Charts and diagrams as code
+--
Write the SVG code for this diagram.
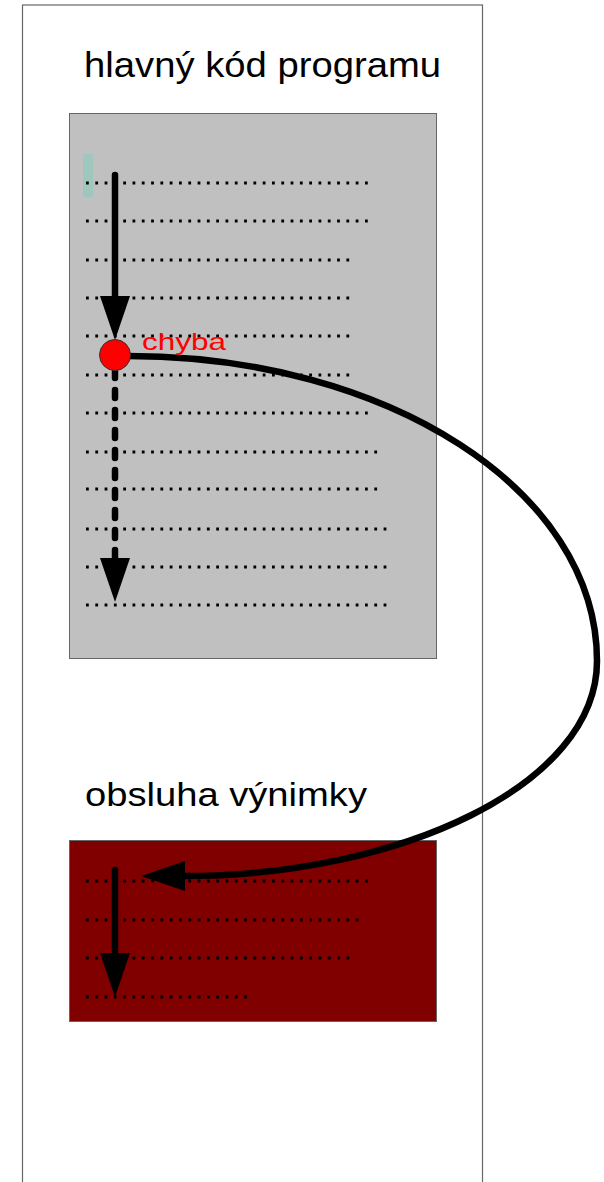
<svg xmlns="http://www.w3.org/2000/svg" width="604" height="1182" viewBox="0 0 604 1182">
  <style>
    .label { font-family: "Liberation Sans", Arial, sans-serif; fill: #000; }
    .dots { stroke: #000; stroke-width: 2.8; stroke-dasharray: 2.8 6.5; fill: none; }
    .flow { stroke: #000; stroke-width: 6.5; fill: none; stroke-linecap: round; }
    .box { stroke: #666; stroke-width: 1; }
  </style>
  <defs>
    <marker id="arrow" markerUnits="userSpaceOnUse" markerWidth="44" markerHeight="30" viewBox="0 0 44 30" refX="1" refY="15" orient="auto">
      <path d="M0,0 L44,15 L0,30 Z" fill="#000"/>
    </marker>
  </defs>
  <rect width="604" height="1182" fill="#fff"/>

  <g id="frame">
    <rect x="22.5" y="5" width="460" height="1200" fill="#fff" stroke="#666" stroke-width="1.2"/>
  </g>

  <g id="main-code">
    <text class="label" x="84" y="77" font-size="35" textLength="357" lengthAdjust="spacingAndGlyphs">hlavný kód programu</text>
    <rect class="box" x="69.5" y="113.5" width="367" height="545" fill="#c0c0c0"/>
    <rect x="83" y="154" width="10" height="43" fill="#9ec8bd"/>
    <path class="dots" d="M86,183 H369 M86,221 H369 M86,260 H351 M86,298 H351 M86,336 H351 M86,375 H351 M86,413 H369 M86,452 H378 M86,489 H378 M86,529 H387 M86,567 H387 M86,605 H387"/>
  </g>

  <g id="handler">
    <text class="label" x="85" y="806" font-size="34" textLength="282" lengthAdjust="spacingAndGlyphs">obsluha výnimky</text>
    <rect class="box" x="69.5" y="840.5" width="367" height="181" fill="#800000"/>
    <path class="dots" d="M86,881 H369 M86,920 H360 M86,958 H351 M86,997 H253"/>
  </g>

  <g id="connectors">
    <path class="flow" d="M115,175 V297" marker-end="url(#arrow)"/>
    <path class="flow" d="M115,370 V559" stroke-dasharray="8 12" marker-end="url(#arrow)"/>
    <path class="flow" d="M115,870 V954" marker-end="url(#arrow)"/>
    <path class="flow" d="M128,356 C387,356 597,490 597,661 C597,785 400,876 184,876" stroke-linecap="butt" marker-end="url(#arrow)"/>
  </g>

  <g id="error">
    <circle cx="115" cy="355" r="15.5" fill="#ff0000" stroke="#333" stroke-width="1"/>
    <text x="142" y="350" font-family="Liberation Sans, Arial, sans-serif" font-size="24" fill="#ff0000" textLength="84" lengthAdjust="spacingAndGlyphs">chyba</text>
  </g>
</svg>
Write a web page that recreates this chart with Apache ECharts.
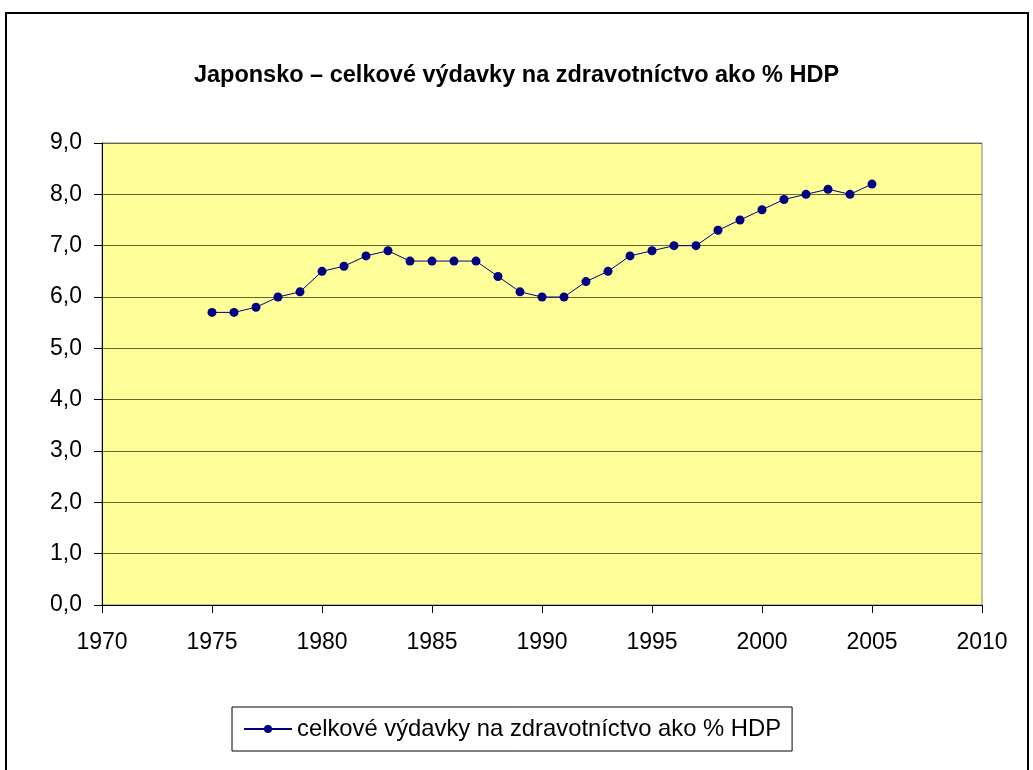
<!DOCTYPE html>
<html>
<head>
<meta charset="utf-8">
<script src="https://cdn.jsdelivr.net/npm/echarts@6/dist/echarts.min.js"></script>
<style>
  html, body { margin: 0; padding: 0; background: #ffffff; }
  #chart { width: 1033px; height: 770px; }
</style>
</head>
<body>
<div id="chart"></div>
<script>
  // roky a hodnoty (% HDP)
  const years = [1975, 1976, 1977, 1978, 1979, 1980, 1981, 1982, 1983, 1984, 1985, 1986, 1987, 1988, 1989, 1990,
    1991, 1992, 1993, 1994, 1995, 1996, 1997, 1998, 1999, 2000, 2001, 2002, 2003, 2004, 2005];
  const values = [5.7, 5.7, 5.8, 6.0, 6.1, 6.5, 6.6, 6.8, 6.9, 6.7, 6.7, 6.7, 6.7, 6.4, 6.1, 6.0,
    6.0, 6.3, 6.5, 6.8, 6.9, 7.0, 7.0, 7.3, 7.5, 7.7, 7.9, 8.0, 8.1, 8.0, 8.2];
  const seriesName = 'celkové výdavky na zdravotníctvo ako % HDP';
  const titleText = 'Japonsko – celkové výdavky na zdravotníctvo ako % HDP';

  const myChart = echarts.init(document.getElementById('chart'));
  myChart.setOption({
    animation: false,
    textStyle: { fontFamily: 'Liberation Sans, Arial, sans-serif' },
    graphic: [
      {
        type: 'rect',
        shape: { x: 6, y: 13, width: 1022, height: 800 },
        style: { fill: 'none', stroke: '#000000', lineWidth: 2 },
        silent: true,
      },
    ],
    title: {
      text: titleText,
      left: 'center',
      top: 59,
      textStyle: { fontSize: 23.5, fontWeight: 'bold', color: '#000000' },
    },
    grid: {
      left: 102,
      right: 51,
      top: 143,
      bottom: 165,
      show: true,
      backgroundColor: '#FFFF99',
      borderColor: '#808080',
      borderWidth: 1,
    },
    xAxis: {
      type: 'value',
      min: 1970,
      max: 2010,
      interval: 5,
      axisLine: { show: true, lineStyle: { color: '#000000', width: 1 } },
      axisTick: { show: true, inside: false, length: 8, lineStyle: { color: '#000000' } },
      axisLabel: {
        fontSize: 23,
        color: '#000000',
        margin: 26,
        formatter(v) {
          return String(v);
        },
      },
      splitLine: { show: false },
    },
    yAxis: {
      type: 'value',
      min: 0,
      max: 9,
      interval: 1,
      axisLine: { show: true, lineStyle: { color: '#000000', width: 1 } },
      axisTick: { show: true, inside: false, length: 8, lineStyle: { color: '#000000' } },
      axisLabel: {
        fontSize: 23,
        color: '#000000',
        margin: 20,
        formatter(v) {
          return v.toFixed(1).replace('.', ',');
        },
      },
      splitLine: { show: true, lineStyle: { color: '#666633', width: 1 } },
    },
    legend: {
      data: [seriesName],
      left: 232,
      top: 707,
      padding: [10, 11],
      itemWidth: 48,
      itemHeight: 10,
      itemGap: 6,
      borderColor: '#000000',
      borderWidth: 1,
      textStyle: { fontSize: 23.8, color: '#000000' },
    },
    series: [
      {
        name: seriesName,
        type: 'line',
        data: years.map((y, i) => [y, values[i]]),
        symbol: 'circle',
        symbolSize: 9,
        lineStyle: { color: '#000080', width: 1 },
        itemStyle: { color: '#000080' },
      },
    ],
  });
</script>
</body>
</html>
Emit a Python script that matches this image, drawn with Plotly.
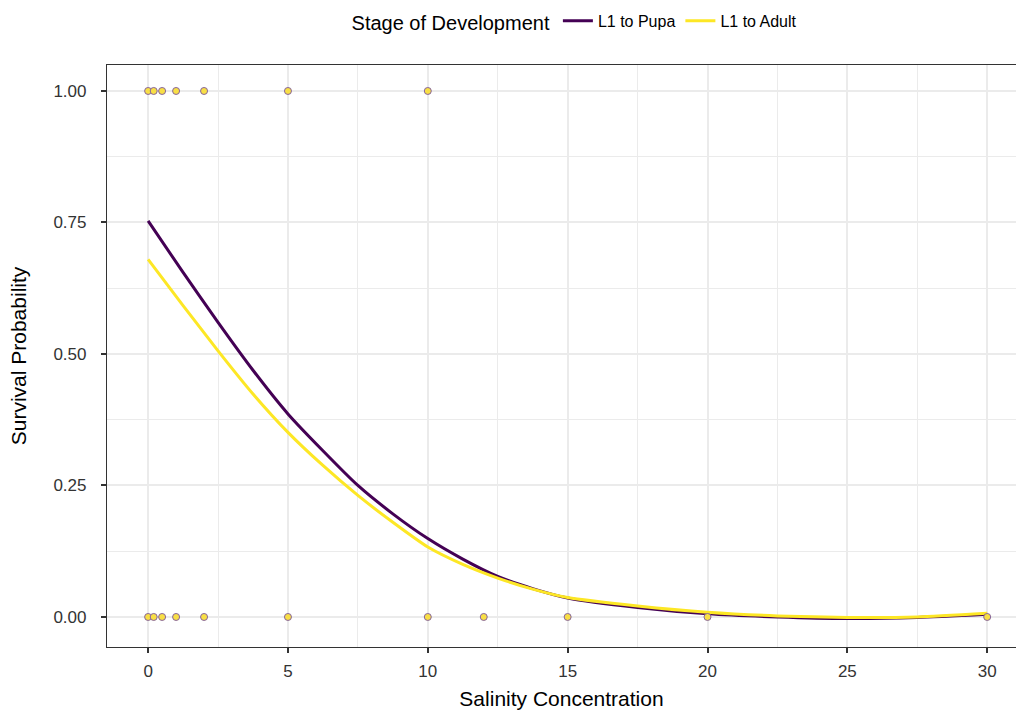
+--
TASK PROMPT :: Print every record above exactly as written, leaving out the pictures.

THE RESULT ::
Write the SVG code for this diagram.
<svg xmlns="http://www.w3.org/2000/svg" width="604" height="1182" viewBox="0 0 604 1182">
  <style>
    .label { font-family: "Liberation Sans", Arial, sans-serif; fill: #000; }
    .dots { stroke: #000; stroke-width: 2.8; stroke-dasharray: 2.8 6.5; fill: none; }
    .flow { stroke: #000; stroke-width: 6.5; fill: none; stroke-linecap: round; }
    .box { stroke: #666; stroke-width: 1; }
  </style>
  <defs>
    <marker id="arrow" markerUnits="userSpaceOnUse" markerWidth="44" markerHeight="30" viewBox="0 0 44 30" refX="1" refY="15" orient="auto">
      <path d="M0,0 L44,15 L0,30 Z" fill="#000"/>
    </marker>
  </defs>
  <rect width="604" height="1182" fill="#fff"/>

  <g id="frame">
    <rect x="22.5" y="5" width="460" height="1200" fill="#fff" stroke="#666" stroke-width="1.2"/>
  </g>

  <g id="main-code">
    <text class="label" x="84" y="77" font-size="35" textLength="357" lengthAdjust="spacingAndGlyphs">hlavný kód programu</text>
    <rect class="box" x="69.5" y="113.5" width="367" height="545" fill="#c0c0c0"/>
    <rect x="83" y="154" width="10" height="43" fill="#9ec8bd"/>
    <path class="dots" d="M86,183 H369 M86,221 H369 M86,260 H351 M86,298 H351 M86,336 H351 M86,375 H351 M86,413 H369 M86,452 H378 M86,489 H378 M86,529 H387 M86,567 H387 M86,605 H387"/>
  </g>

  <g id="handler">
    <text class="label" x="85" y="806" font-size="34" textLength="282" lengthAdjust="spacingAndGlyphs">obsluha výnimky</text>
    <rect class="box" x="69.5" y="840.5" width="367" height="181" fill="#800000"/>
    <path class="dots" d="M86,881 H369 M86,920 H360 M86,958 H351 M86,997 H253"/>
  </g>

  <g id="connectors">
    <path class="flow" d="M115,175 V297" marker-end="url(#arrow)"/>
    <path class="flow" d="M115,370 V559" stroke-dasharray="8 12" marker-end="url(#arrow)"/>
    <path class="flow" d="M115,870 V954" marker-end="url(#arrow)"/>
    <path class="flow" d="M128,356 C387,356 597,490 597,661 C597,785 400,876 184,876" stroke-linecap="butt" marker-end="url(#arrow)"/>
  </g>

  <g id="error">
    <circle cx="115" cy="355" r="15.5" fill="#ff0000" stroke="#333" stroke-width="1"/>
    <text x="142" y="350" font-family="Liberation Sans, Arial, sans-serif" font-size="24" fill="#ff0000" textLength="84" lengthAdjust="spacingAndGlyphs">chyba</text>
  </g>
</svg>
Write a web page that recreates this chart with Apache ECharts.
<!DOCTYPE html>
<html>
<head>
<meta charset="utf-8">
<script src="https://cdn.jsdelivr.net/npm/echarts@6/dist/echarts.min.js"></script>
<style>
  html, body { margin: 0; padding: 0; background: #ffffff; }
  #chart { width: 1033px; height: 770px; }
</style>
</head>
<body>
<div id="chart"></div>
<script>
  // roky a hodnoty (% HDP)
  const years = [1975, 1976, 1977, 1978, 1979, 1980, 1981, 1982, 1983, 1984, 1985, 1986, 1987, 1988, 1989, 1990,
    1991, 1992, 1993, 1994, 1995, 1996, 1997, 1998, 1999, 2000, 2001, 2002, 2003, 2004, 2005];
  const values = [5.7, 5.7, 5.8, 6.0, 6.1, 6.5, 6.6, 6.8, 6.9, 6.7, 6.7, 6.7, 6.7, 6.4, 6.1, 6.0,
    6.0, 6.3, 6.5, 6.8, 6.9, 7.0, 7.0, 7.3, 7.5, 7.7, 7.9, 8.0, 8.1, 8.0, 8.2];
  const seriesName = 'celkové výdavky na zdravotníctvo ako % HDP';
  const titleText = 'Japonsko – celkové výdavky na zdravotníctvo ako % HDP';

  const myChart = echarts.init(document.getElementById('chart'));
  myChart.setOption({
    animation: false,
    textStyle: { fontFamily: 'Liberation Sans, Arial, sans-serif' },
    graphic: [
      {
        type: 'rect',
        shape: { x: 6, y: 13, width: 1022, height: 800 },
        style: { fill: 'none', stroke: '#000000', lineWidth: 2 },
        silent: true,
      },
    ],
    title: {
      text: titleText,
      left: 'center',
      top: 59,
      textStyle: { fontSize: 23.5, fontWeight: 'bold', color: '#000000' },
    },
    grid: {
      left: 102,
      right: 51,
      top: 143,
      bottom: 165,
      show: true,
      backgroundColor: '#FFFF99',
      borderColor: '#808080',
      borderWidth: 1,
    },
    xAxis: {
      type: 'value',
      min: 1970,
      max: 2010,
      interval: 5,
      axisLine: { show: true, lineStyle: { color: '#000000', width: 1 } },
      axisTick: { show: true, inside: false, length: 8, lineStyle: { color: '#000000' } },
      axisLabel: {
        fontSize: 23,
        color: '#000000',
        margin: 26,
        formatter(v) {
          return String(v);
        },
      },
      splitLine: { show: false },
    },
    yAxis: {
      type: 'value',
      min: 0,
      max: 9,
      interval: 1,
      axisLine: { show: true, lineStyle: { color: '#000000', width: 1 } },
      axisTick: { show: true, inside: false, length: 8, lineStyle: { color: '#000000' } },
      axisLabel: {
        fontSize: 23,
        color: '#000000',
        margin: 20,
        formatter(v) {
          return v.toFixed(1).replace('.', ',');
        },
      },
      splitLine: { show: true, lineStyle: { color: '#666633', width: 1 } },
    },
    legend: {
      data: [seriesName],
      left: 232,
      top: 707,
      padding: [10, 11],
      itemWidth: 48,
      itemHeight: 10,
      itemGap: 6,
      borderColor: '#000000',
      borderWidth: 1,
      textStyle: { fontSize: 23.8, color: '#000000' },
    },
    series: [
      {
        name: seriesName,
        type: 'line',
        data: years.map((y, i) => [y, values[i]]),
        symbol: 'circle',
        symbolSize: 9,
        lineStyle: { color: '#000080', width: 1 },
        itemStyle: { color: '#000080' },
      },
    ],
  });
</script>
</body>
</html>
Emit a Python script that matches this image, drawn with Plotly.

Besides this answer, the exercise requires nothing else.